◆ Task details
Would you repeat the listing exactly but omit every picture?

◆ Exercise material
::::::::
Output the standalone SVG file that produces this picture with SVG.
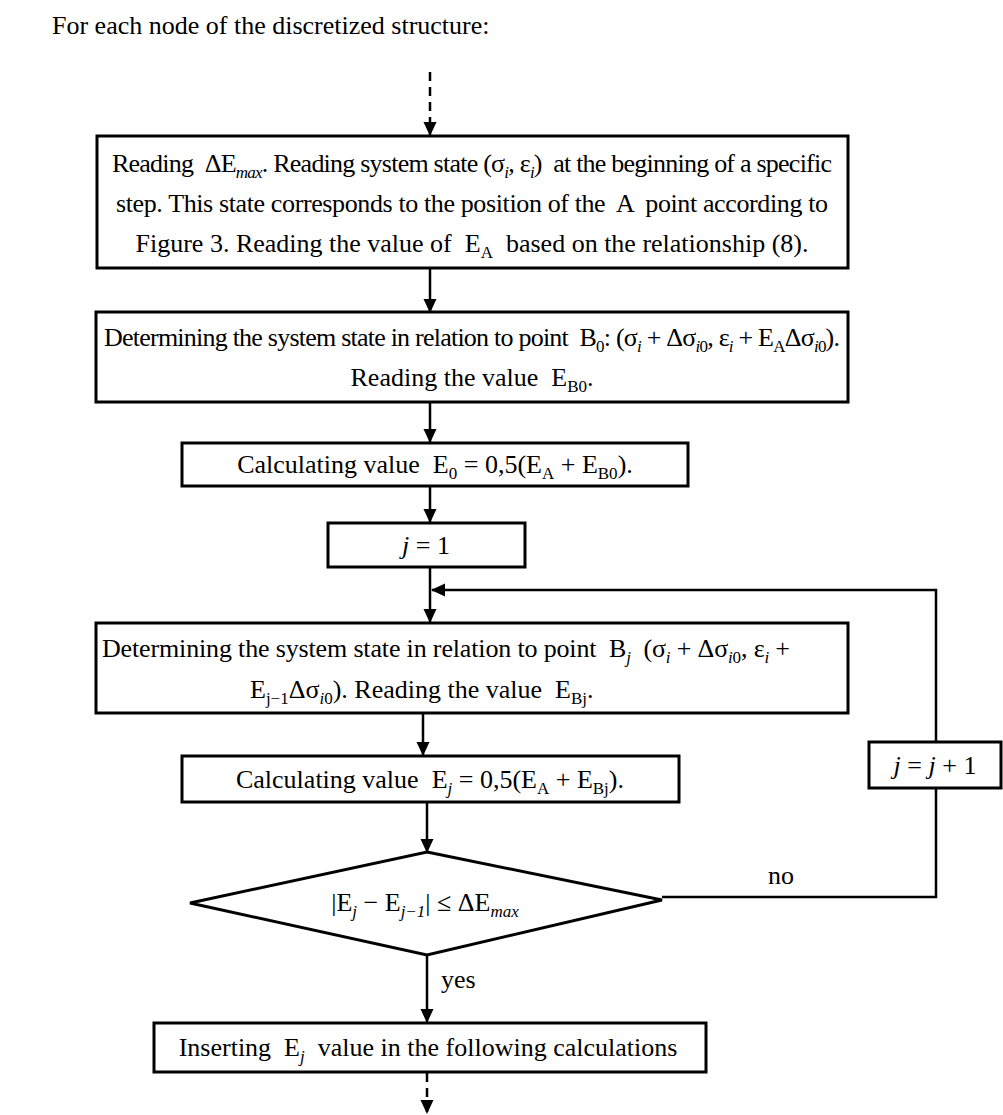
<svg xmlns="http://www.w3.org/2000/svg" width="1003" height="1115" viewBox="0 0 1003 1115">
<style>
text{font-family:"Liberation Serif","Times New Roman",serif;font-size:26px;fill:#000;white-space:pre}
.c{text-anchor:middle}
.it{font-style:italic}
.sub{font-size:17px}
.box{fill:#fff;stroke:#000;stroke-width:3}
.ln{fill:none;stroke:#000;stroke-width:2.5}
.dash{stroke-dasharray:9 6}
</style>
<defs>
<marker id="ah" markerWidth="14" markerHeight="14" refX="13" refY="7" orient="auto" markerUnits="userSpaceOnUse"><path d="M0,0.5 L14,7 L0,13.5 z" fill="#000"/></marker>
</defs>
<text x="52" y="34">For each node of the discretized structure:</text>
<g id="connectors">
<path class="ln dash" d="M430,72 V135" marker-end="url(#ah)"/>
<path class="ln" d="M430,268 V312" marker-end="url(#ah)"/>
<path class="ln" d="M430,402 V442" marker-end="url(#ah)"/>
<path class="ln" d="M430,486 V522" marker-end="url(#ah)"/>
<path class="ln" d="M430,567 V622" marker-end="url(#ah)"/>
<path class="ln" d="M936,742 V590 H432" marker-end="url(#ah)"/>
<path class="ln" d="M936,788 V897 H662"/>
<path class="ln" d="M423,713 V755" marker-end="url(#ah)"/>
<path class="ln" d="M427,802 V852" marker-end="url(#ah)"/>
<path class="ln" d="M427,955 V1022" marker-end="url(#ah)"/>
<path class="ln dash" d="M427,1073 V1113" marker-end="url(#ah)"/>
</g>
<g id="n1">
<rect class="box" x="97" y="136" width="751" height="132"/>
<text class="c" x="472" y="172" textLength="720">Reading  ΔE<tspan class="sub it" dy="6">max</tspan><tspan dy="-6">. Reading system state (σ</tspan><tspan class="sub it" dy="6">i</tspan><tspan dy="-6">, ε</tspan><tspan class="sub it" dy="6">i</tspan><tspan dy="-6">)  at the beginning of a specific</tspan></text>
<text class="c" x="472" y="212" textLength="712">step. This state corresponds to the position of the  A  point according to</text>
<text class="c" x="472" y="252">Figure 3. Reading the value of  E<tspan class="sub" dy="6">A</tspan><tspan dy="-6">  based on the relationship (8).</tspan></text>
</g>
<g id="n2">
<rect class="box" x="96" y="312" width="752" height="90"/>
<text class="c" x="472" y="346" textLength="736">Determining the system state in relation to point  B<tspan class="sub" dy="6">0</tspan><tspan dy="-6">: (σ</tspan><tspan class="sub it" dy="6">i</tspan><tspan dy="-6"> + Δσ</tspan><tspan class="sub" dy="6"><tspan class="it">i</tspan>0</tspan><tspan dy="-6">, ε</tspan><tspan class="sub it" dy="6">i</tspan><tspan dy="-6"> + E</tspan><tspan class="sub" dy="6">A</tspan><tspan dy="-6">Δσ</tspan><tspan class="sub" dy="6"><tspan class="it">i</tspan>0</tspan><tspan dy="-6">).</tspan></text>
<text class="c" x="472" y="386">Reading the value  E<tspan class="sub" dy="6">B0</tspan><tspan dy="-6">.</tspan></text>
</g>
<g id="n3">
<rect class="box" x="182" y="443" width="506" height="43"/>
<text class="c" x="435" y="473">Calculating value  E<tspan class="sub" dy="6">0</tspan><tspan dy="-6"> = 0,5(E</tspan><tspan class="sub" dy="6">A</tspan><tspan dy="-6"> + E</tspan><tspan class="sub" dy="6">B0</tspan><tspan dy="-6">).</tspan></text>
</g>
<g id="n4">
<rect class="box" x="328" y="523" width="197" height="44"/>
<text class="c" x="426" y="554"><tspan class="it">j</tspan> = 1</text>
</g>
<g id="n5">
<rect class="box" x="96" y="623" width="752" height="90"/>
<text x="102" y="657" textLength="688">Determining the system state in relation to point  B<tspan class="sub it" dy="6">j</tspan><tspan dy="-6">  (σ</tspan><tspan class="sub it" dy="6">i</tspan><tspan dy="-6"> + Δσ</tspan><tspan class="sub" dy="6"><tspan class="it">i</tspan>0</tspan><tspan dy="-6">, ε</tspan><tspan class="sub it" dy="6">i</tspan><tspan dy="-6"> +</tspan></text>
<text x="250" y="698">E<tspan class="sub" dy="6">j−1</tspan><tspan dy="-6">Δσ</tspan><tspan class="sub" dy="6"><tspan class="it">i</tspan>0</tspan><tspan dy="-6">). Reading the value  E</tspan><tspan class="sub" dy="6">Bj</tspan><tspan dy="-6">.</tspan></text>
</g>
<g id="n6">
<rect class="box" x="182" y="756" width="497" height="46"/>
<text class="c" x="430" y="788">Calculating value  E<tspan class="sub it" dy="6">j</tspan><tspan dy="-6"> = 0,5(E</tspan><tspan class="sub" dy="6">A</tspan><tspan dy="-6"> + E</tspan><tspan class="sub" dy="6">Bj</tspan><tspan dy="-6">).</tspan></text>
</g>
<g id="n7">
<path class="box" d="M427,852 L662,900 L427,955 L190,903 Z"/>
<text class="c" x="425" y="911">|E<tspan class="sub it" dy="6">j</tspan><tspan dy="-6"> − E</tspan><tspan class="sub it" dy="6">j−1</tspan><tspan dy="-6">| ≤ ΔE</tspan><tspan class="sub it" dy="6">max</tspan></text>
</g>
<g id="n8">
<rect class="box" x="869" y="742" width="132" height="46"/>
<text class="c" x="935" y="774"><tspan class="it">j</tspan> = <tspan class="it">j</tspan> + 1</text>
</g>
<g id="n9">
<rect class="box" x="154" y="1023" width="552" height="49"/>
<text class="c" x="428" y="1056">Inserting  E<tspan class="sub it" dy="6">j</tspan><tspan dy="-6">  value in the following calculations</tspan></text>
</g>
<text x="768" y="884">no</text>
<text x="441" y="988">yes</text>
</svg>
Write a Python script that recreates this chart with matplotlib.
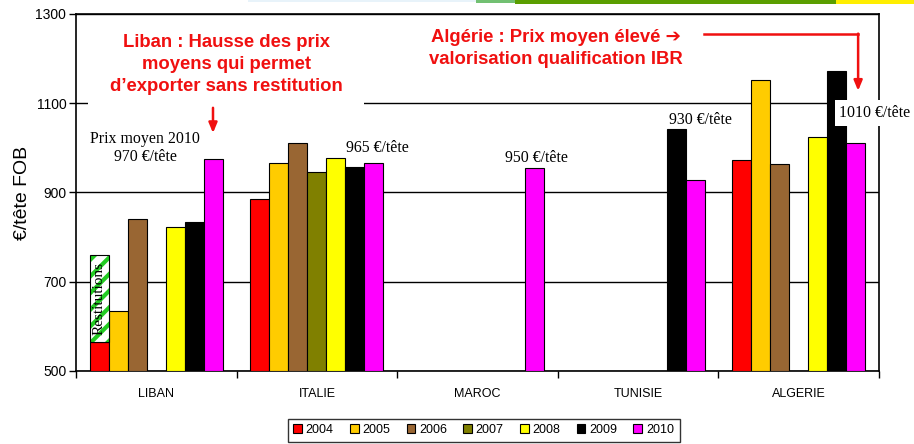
::::::::
◆ Completed exercise
Output the standalone SVG file that produces this picture with SVG.
<svg xmlns="http://www.w3.org/2000/svg" width="1003" height="1115" viewBox="0 0 1003 1115">
<style>
text{font-family:"Liberation Serif","Times New Roman",serif;font-size:26px;fill:#000;white-space:pre}
.c{text-anchor:middle}
.it{font-style:italic}
.sub{font-size:17px}
.box{fill:#fff;stroke:#000;stroke-width:3}
.ln{fill:none;stroke:#000;stroke-width:2.5}
.dash{stroke-dasharray:9 6}
</style>
<defs>
<marker id="ah" markerWidth="14" markerHeight="14" refX="13" refY="7" orient="auto" markerUnits="userSpaceOnUse"><path d="M0,0.5 L14,7 L0,13.5 z" fill="#000"/></marker>
</defs>
<text x="52" y="34">For each node of the discretized structure:</text>
<g id="connectors">
<path class="ln dash" d="M430,72 V135" marker-end="url(#ah)"/>
<path class="ln" d="M430,268 V312" marker-end="url(#ah)"/>
<path class="ln" d="M430,402 V442" marker-end="url(#ah)"/>
<path class="ln" d="M430,486 V522" marker-end="url(#ah)"/>
<path class="ln" d="M430,567 V622" marker-end="url(#ah)"/>
<path class="ln" d="M936,742 V590 H432" marker-end="url(#ah)"/>
<path class="ln" d="M936,788 V897 H662"/>
<path class="ln" d="M423,713 V755" marker-end="url(#ah)"/>
<path class="ln" d="M427,802 V852" marker-end="url(#ah)"/>
<path class="ln" d="M427,955 V1022" marker-end="url(#ah)"/>
<path class="ln dash" d="M427,1073 V1113" marker-end="url(#ah)"/>
</g>
<g id="n1">
<rect class="box" x="97" y="136" width="751" height="132"/>
<text class="c" x="472" y="172" textLength="720">Reading  ΔE<tspan class="sub it" dy="6">max</tspan><tspan dy="-6">. Reading system state (σ</tspan><tspan class="sub it" dy="6">i</tspan><tspan dy="-6">, ε</tspan><tspan class="sub it" dy="6">i</tspan><tspan dy="-6">)  at the beginning of a specific</tspan></text>
<text class="c" x="472" y="212" textLength="712">step. This state corresponds to the position of the  A  point according to</text>
<text class="c" x="472" y="252">Figure 3. Reading the value of  E<tspan class="sub" dy="6">A</tspan><tspan dy="-6">  based on the relationship (8).</tspan></text>
</g>
<g id="n2">
<rect class="box" x="96" y="312" width="752" height="90"/>
<text class="c" x="472" y="346" textLength="736">Determining the system state in relation to point  B<tspan class="sub" dy="6">0</tspan><tspan dy="-6">: (σ</tspan><tspan class="sub it" dy="6">i</tspan><tspan dy="-6"> + Δσ</tspan><tspan class="sub" dy="6"><tspan class="it">i</tspan>0</tspan><tspan dy="-6">, ε</tspan><tspan class="sub it" dy="6">i</tspan><tspan dy="-6"> + E</tspan><tspan class="sub" dy="6">A</tspan><tspan dy="-6">Δσ</tspan><tspan class="sub" dy="6"><tspan class="it">i</tspan>0</tspan><tspan dy="-6">).</tspan></text>
<text class="c" x="472" y="386">Reading the value  E<tspan class="sub" dy="6">B0</tspan><tspan dy="-6">.</tspan></text>
</g>
<g id="n3">
<rect class="box" x="182" y="443" width="506" height="43"/>
<text class="c" x="435" y="473">Calculating value  E<tspan class="sub" dy="6">0</tspan><tspan dy="-6"> = 0,5(E</tspan><tspan class="sub" dy="6">A</tspan><tspan dy="-6"> + E</tspan><tspan class="sub" dy="6">B0</tspan><tspan dy="-6">).</tspan></text>
</g>
<g id="n4">
<rect class="box" x="328" y="523" width="197" height="44"/>
<text class="c" x="426" y="554"><tspan class="it">j</tspan> = 1</text>
</g>
<g id="n5">
<rect class="box" x="96" y="623" width="752" height="90"/>
<text x="102" y="657" textLength="688">Determining the system state in relation to point  B<tspan class="sub it" dy="6">j</tspan><tspan dy="-6">  (σ</tspan><tspan class="sub it" dy="6">i</tspan><tspan dy="-6"> + Δσ</tspan><tspan class="sub" dy="6"><tspan class="it">i</tspan>0</tspan><tspan dy="-6">, ε</tspan><tspan class="sub it" dy="6">i</tspan><tspan dy="-6"> +</tspan></text>
<text x="250" y="698">E<tspan class="sub" dy="6">j−1</tspan><tspan dy="-6">Δσ</tspan><tspan class="sub" dy="6"><tspan class="it">i</tspan>0</tspan><tspan dy="-6">). Reading the value  E</tspan><tspan class="sub" dy="6">Bj</tspan><tspan dy="-6">.</tspan></text>
</g>
<g id="n6">
<rect class="box" x="182" y="756" width="497" height="46"/>
<text class="c" x="430" y="788">Calculating value  E<tspan class="sub it" dy="6">j</tspan><tspan dy="-6"> = 0,5(E</tspan><tspan class="sub" dy="6">A</tspan><tspan dy="-6"> + E</tspan><tspan class="sub" dy="6">Bj</tspan><tspan dy="-6">).</tspan></text>
</g>
<g id="n7">
<path class="box" d="M427,852 L662,900 L427,955 L190,903 Z"/>
<text class="c" x="425" y="911">|E<tspan class="sub it" dy="6">j</tspan><tspan dy="-6"> − E</tspan><tspan class="sub it" dy="6">j−1</tspan><tspan dy="-6">| ≤ ΔE</tspan><tspan class="sub it" dy="6">max</tspan></text>
</g>
<g id="n8">
<rect class="box" x="869" y="742" width="132" height="46"/>
<text class="c" x="935" y="774"><tspan class="it">j</tspan> = <tspan class="it">j</tspan> + 1</text>
</g>
<g id="n9">
<rect class="box" x="154" y="1023" width="552" height="49"/>
<text class="c" x="428" y="1056">Inserting  E<tspan class="sub it" dy="6">j</tspan><tspan dy="-6">  value in the following calculations</tspan></text>
</g>
<text x="768" y="884">no</text>
<text x="441" y="988">yes</text>
</svg>
Write a Python script that recreates this chart with matplotlib.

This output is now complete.